### MATERIAL:
┌──
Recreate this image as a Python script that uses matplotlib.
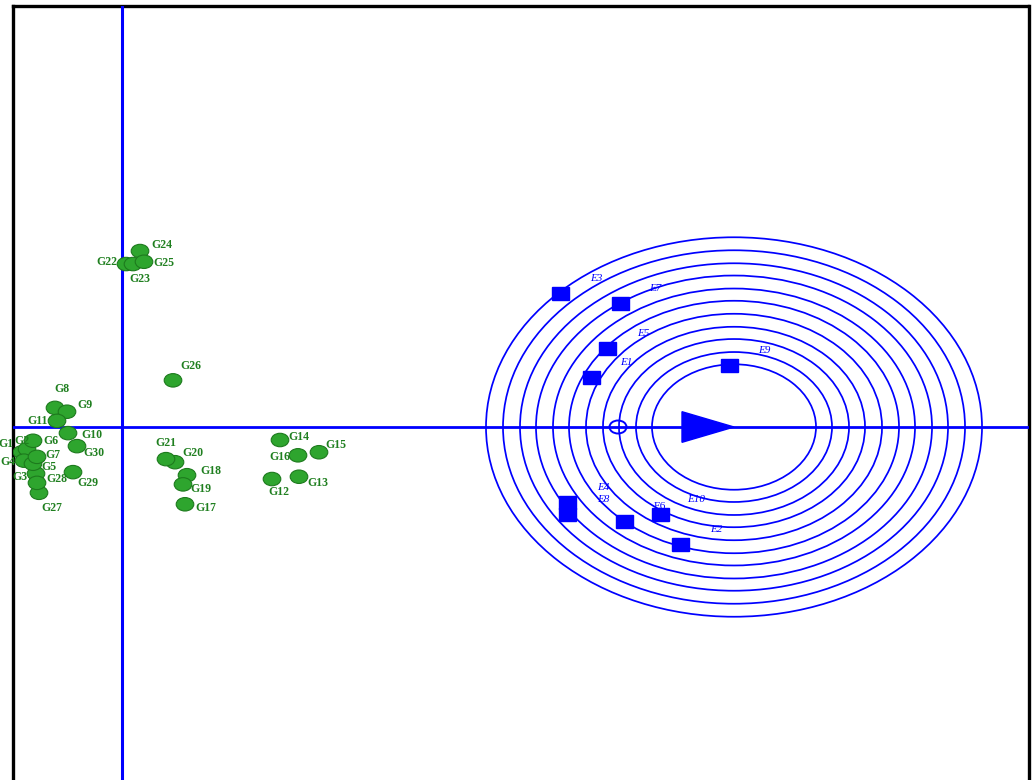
import matplotlib
matplotlib.use("Agg")
import matplotlib.pyplot as plt
from matplotlib.patches import Circle, Rectangle, Polygon

# genotype scores (PC1, PC2)
gen_names = ['G1', 'G2', 'G3', 'G4', 'G5', 'G6', 'G7', 'G8', 'G9', 'G10',
             'G11', 'G12', 'G13', 'G14', 'G15', 'G16', 'G17', 'G18', 'G19', 'G20',
             'G21', 'G22', 'G23', 'G24', 'G25', 'G26', 'G27', 'G28', 'G29', 'G30']
gen_x = [-1.00, -0.95, -0.86, -0.98, -0.89, -0.89, -0.85, -0.67, -0.55, -0.54,
         -0.65, 1.50, 1.77, 1.58, 1.97, 1.76, 0.63, 0.65, 0.61, 0.53,
         0.44, 0.04, 0.11, 0.18, 0.22, 0.51, -0.83, -0.85, -0.49, -0.45]
gen_y = [-0.33, -0.29, -0.61, -0.44, -0.48, -0.18, -0.39, 0.25, 0.20, -0.08,
         0.08, -0.68, -0.65, -0.17, -0.33, -0.37, -1.01, -0.63, -0.75, -0.46,
         -0.42, 2.13, 2.13, 2.30, 2.16, 0.61, -0.86, -0.73, -0.59, -0.25]
# where each genotype label sits relative to its point (pixels, right / down)
gen_lab_dx = [-16, -5, -16, -16, 16, 18, 16, 7, 18, 24,
              -19, 7, 19, 19, 17, -18, 21, 24, 18, 18,
              0, -19, 7, 22, 20, 18, 13, 20, 15, 17]
gen_lab_dy = [-8, -8, 3, 1, 3, 0, -2, -19, -7, 2,
              0, 13, 6, -3, -7, 2, 4, -4, 5, -9,
              -16, -2, 15, -6, 1, -14, 15, -4, 11, 7]

# environment scores
env_names = ['E1', 'E2', 'E3', 'E4', 'E5', 'E6', 'E7', 'E8', 'E9', 'E10']
env_x = [4.69, 5.59, 4.39, 4.46, 4.86, 5.03, 4.98, 4.46, 6.07, 5.39]
env_y = [0.65, -1.54, 1.75, -0.99, 1.03, -1.23, 1.61, -1.15, 0.81, -1.15]

# ideal environment and average environment
ideal_x, ideal_y = 6.12, 0.0
aea_x, aea_y = 4.96, 0.0
ring_radii = [0.82, 0.98, 1.15, 1.31, 1.48, 1.65, 1.81, 1.98, 2.14, 2.31, 2.48]

blue = '#0000ff'
gcol = '#1f7f1f'

fig = plt.figure(figsize=(10.32, 7.8), dpi=100)
ax = fig.add_axes([12.5 / 1032, 0, 1016 / 1032, 774 / 780])
ax.set_xlim(-1.095, 9.065)
ax.set_ylim(-4.614, 5.503)
ax.set_xticks([])
ax.set_yticks([])
for s in ['left', 'top', 'right']:
    ax.spines[s].set_linewidth(2.4)
    ax.spines[s].set_color('black')
ax.spines['bottom'].set_visible(False)

# axes of the biplot
ax.axhline(0, color=blue, lw=2.0, zorder=3)
ax.axvline(0, color=blue, lw=2.2, zorder=3)

# concentric rings around the ideal environment
for r in ring_radii:
    ax.add_patch(Circle((ideal_x, ideal_y), r, fill=False, ec=blue, lw=1.25, zorder=2))

ax.add_patch(Circle((aea_x, aea_y), 0.085, fill=False, ec=blue, lw=1.4, zorder=4))
ax.add_patch(Polygon([(ideal_x, ideal_y), (ideal_x - 0.52, ideal_y + 0.2),
                      (ideal_x - 0.52, ideal_y - 0.2)], closed=True,
                     fc=blue, ec=blue, zorder=4))

# environments
sq = 0.17
for name, x, y in zip(env_names, env_x, env_y):
    ax.add_patch(Rectangle((x - sq / 2, y - sq / 2), sq, sq, fc=blue, ec=blue, zorder=5))
    ax.annotate(name, (x, y), xytext=(35 * 0.72, 15 * 0.72), textcoords='offset points',
                ha='center', va='center', color=blue, fontsize=8,
                family='Liberation Serif', style='normal' if name == 'E6' else 'italic',
                zorder=6)

# genotypes
for name, x, y, dx, dy in zip(gen_names, gen_x, gen_y, gen_lab_dx, gen_lab_dy):
    ax.add_patch(Circle((x, y), 0.088, fc='#2ea52e', ec='#1d7a1d', lw=0.8, zorder=5))
    ax.annotate(name, (x, y), xytext=(dx * 0.72, -dy * 0.72), textcoords='offset points',
                ha='center', va='center', color=gcol, fontsize=8.5, fontweight='bold',
                family='Liberation Serif', annotation_clip=False, zorder=6)

fig.savefig('out.png', dpi=100)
└──
### TASK PROMPT:
Only lines belong in the copy: transcribe those from the start of the data through the line that contains "-16, -2, 15, -6, 1, -14, 15, -4, 11, 7]", and skip the pictures.

### WORKED SOLUTION:
Recreate this image as a Python script that uses matplotlib.
import matplotlib
matplotlib.use("Agg")
import matplotlib.pyplot as plt
from matplotlib.patches import Circle, Rectangle, Polygon

# genotype scores (PC1, PC2)
gen_names = ['G1', 'G2', 'G3', 'G4', 'G5', 'G6', 'G7', 'G8', 'G9', 'G10',
             'G11', 'G12', 'G13', 'G14', 'G15', 'G16', 'G17', 'G18', 'G19', 'G20',
             'G21', 'G22', 'G23', 'G24', 'G25', 'G26', 'G27', 'G28', 'G29', 'G30']
gen_x = [-1.00, -0.95, -0.86, -0.98, -0.89, -0.89, -0.85, -0.67, -0.55, -0.54,
         -0.65, 1.50, 1.77, 1.58, 1.97, 1.76, 0.63, 0.65, 0.61, 0.53,
         0.44, 0.04, 0.11, 0.18, 0.22, 0.51, -0.83, -0.85, -0.49, -0.45]
gen_y = [-0.33, -0.29, -0.61, -0.44, -0.48, -0.18, -0.39, 0.25, 0.20, -0.08,
         0.08, -0.68, -0.65, -0.17, -0.33, -0.37, -1.01, -0.63, -0.75, -0.46,
         -0.42, 2.13, 2.13, 2.30, 2.16, 0.61, -0.86, -0.73, -0.59, -0.25]
# where each genotype label sits relative to its point (pixels, right / down)
gen_lab_dx = [-16, -5, -16, -16, 16, 18, 16, 7, 18, 24,
              -19, 7, 19, 19, 17, -18, 21, 24, 18, 18,
              0, -19, 7, 22, 20, 18, 13, 20, 15, 17]
gen_lab_dy = [-8, -8, 3, 1, 3, 0, -2, -19, -7, 2,
              0, 13, 6, -3, -7, 2, 4, -4, 5, -9,
              -16, -2, 15, -6, 1, -14, 15, -4, 11, 7]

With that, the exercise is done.